>>>>>

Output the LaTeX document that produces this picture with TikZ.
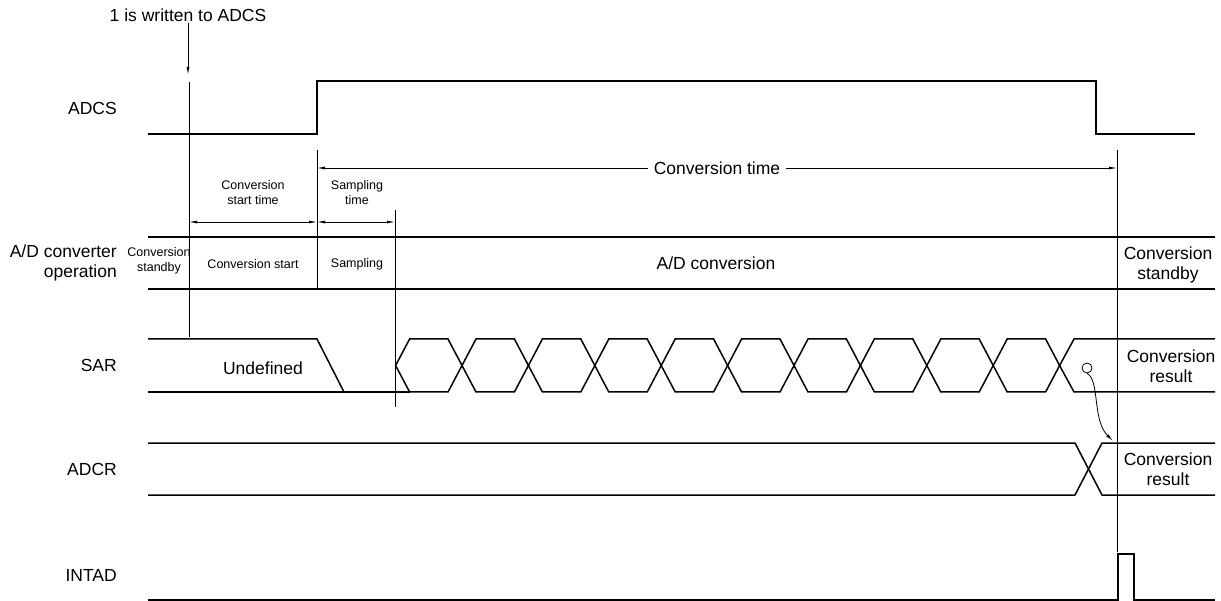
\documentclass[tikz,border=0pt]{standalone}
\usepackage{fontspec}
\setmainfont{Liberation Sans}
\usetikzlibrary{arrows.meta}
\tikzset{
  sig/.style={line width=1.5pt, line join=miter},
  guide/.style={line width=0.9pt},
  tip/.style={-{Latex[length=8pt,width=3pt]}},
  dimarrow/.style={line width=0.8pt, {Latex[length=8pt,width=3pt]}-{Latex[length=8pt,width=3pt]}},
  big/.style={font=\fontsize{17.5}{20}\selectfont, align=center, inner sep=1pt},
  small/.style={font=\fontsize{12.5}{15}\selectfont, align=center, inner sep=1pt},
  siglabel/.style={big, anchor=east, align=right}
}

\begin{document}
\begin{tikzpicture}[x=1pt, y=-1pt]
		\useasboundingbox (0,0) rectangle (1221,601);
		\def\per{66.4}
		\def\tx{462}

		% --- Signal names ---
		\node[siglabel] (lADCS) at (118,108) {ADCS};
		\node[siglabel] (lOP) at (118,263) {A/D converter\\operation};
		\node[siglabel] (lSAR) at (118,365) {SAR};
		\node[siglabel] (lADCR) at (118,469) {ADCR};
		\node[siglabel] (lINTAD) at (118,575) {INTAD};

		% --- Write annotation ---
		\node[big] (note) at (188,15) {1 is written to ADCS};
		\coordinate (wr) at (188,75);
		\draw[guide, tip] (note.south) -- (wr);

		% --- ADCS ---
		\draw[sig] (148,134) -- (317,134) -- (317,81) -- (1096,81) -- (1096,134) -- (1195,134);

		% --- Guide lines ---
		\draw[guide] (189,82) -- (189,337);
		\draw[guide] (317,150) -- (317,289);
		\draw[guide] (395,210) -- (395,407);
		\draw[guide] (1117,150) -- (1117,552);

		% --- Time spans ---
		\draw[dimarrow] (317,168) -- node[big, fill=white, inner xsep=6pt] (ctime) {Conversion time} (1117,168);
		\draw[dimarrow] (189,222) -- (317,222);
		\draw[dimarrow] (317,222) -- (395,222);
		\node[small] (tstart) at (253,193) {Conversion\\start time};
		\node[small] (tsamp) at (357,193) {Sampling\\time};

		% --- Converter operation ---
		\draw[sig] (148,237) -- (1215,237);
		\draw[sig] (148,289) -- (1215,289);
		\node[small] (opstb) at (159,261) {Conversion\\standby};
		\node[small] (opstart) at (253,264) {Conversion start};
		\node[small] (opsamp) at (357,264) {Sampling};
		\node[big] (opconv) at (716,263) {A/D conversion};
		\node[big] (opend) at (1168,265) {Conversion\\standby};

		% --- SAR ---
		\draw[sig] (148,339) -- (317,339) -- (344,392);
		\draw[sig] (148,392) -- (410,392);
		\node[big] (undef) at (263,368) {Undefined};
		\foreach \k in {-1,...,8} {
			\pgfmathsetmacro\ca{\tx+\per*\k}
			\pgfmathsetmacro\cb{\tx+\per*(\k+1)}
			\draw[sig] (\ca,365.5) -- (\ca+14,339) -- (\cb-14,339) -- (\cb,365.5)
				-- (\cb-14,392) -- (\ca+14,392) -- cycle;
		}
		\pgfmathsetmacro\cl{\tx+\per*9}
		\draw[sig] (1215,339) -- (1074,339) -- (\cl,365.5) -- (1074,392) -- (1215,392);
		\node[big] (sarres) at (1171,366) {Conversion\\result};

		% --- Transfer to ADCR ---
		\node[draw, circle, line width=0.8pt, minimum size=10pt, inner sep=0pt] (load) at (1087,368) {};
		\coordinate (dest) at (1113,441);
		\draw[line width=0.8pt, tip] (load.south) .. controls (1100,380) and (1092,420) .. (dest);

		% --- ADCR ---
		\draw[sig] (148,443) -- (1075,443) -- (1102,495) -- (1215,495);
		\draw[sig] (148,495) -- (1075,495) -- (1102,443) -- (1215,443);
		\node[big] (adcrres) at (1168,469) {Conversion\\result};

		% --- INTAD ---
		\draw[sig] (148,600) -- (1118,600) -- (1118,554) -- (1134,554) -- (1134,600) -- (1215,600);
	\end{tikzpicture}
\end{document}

<<<<<

== What the task asks ==
Reproduce the data above word for word from its first line through the line that holds "(opend) at (1168,265)", both ends included; skip pictures.

== Output ==
Output the LaTeX document that produces this picture with TikZ.
\documentclass[tikz,border=0pt]{standalone}
\usepackage{fontspec}
\setmainfont{Liberation Sans}
\usetikzlibrary{arrows.meta}
\tikzset{
  sig/.style={line width=1.5pt, line join=miter},
  guide/.style={line width=0.9pt},
  tip/.style={-{Latex[length=8pt,width=3pt]}},
  dimarrow/.style={line width=0.8pt, {Latex[length=8pt,width=3pt]}-{Latex[length=8pt,width=3pt]}},
  big/.style={font=\fontsize{17.5}{20}\selectfont, align=center, inner sep=1pt},
  small/.style={font=\fontsize{12.5}{15}\selectfont, align=center, inner sep=1pt},
  siglabel/.style={big, anchor=east, align=right}
}

\begin{document}
\begin{tikzpicture}[x=1pt, y=-1pt]
		\useasboundingbox (0,0) rectangle (1221,601);
		\def\per{66.4}
		\def\tx{462}

		% --- Signal names ---
		\node[siglabel] (lADCS) at (118,108) {ADCS};
		\node[siglabel] (lOP) at (118,263) {A/D converter\\operation};
		\node[siglabel] (lSAR) at (118,365) {SAR};
		\node[siglabel] (lADCR) at (118,469) {ADCR};
		\node[siglabel] (lINTAD) at (118,575) {INTAD};

		% --- Write annotation ---
		\node[big] (note) at (188,15) {1 is written to ADCS};
		\coordinate (wr) at (188,75);
		\draw[guide, tip] (note.south) -- (wr);

		% --- ADCS ---
		\draw[sig] (148,134) -- (317,134) -- (317,81) -- (1096,81) -- (1096,134) -- (1195,134);

		% --- Guide lines ---
		\draw[guide] (189,82) -- (189,337);
		\draw[guide] (317,150) -- (317,289);
		\draw[guide] (395,210) -- (395,407);
		\draw[guide] (1117,150) -- (1117,552);

		% --- Time spans ---
		\draw[dimarrow] (317,168) -- node[big, fill=white, inner xsep=6pt] (ctime) {Conversion time} (1117,168);
		\draw[dimarrow] (189,222) -- (317,222);
		\draw[dimarrow] (317,222) -- (395,222);
		\node[small] (tstart) at (253,193) {Conversion\\start time};
		\node[small] (tsamp) at (357,193) {Sampling\\time};

		% --- Converter operation ---
		\draw[sig] (148,237) -- (1215,237);
		\draw[sig] (148,289) -- (1215,289);
		\node[small] (opstb) at (159,261) {Conversion\\standby};
		\node[small] (opstart) at (253,264) {Conversion start};
		\node[small] (opsamp) at (357,264) {Sampling};
		\node[big] (opconv) at (716,263) {A/D conversion};
		\node[big] (opend) at (1168,265) {Conversion\\standby};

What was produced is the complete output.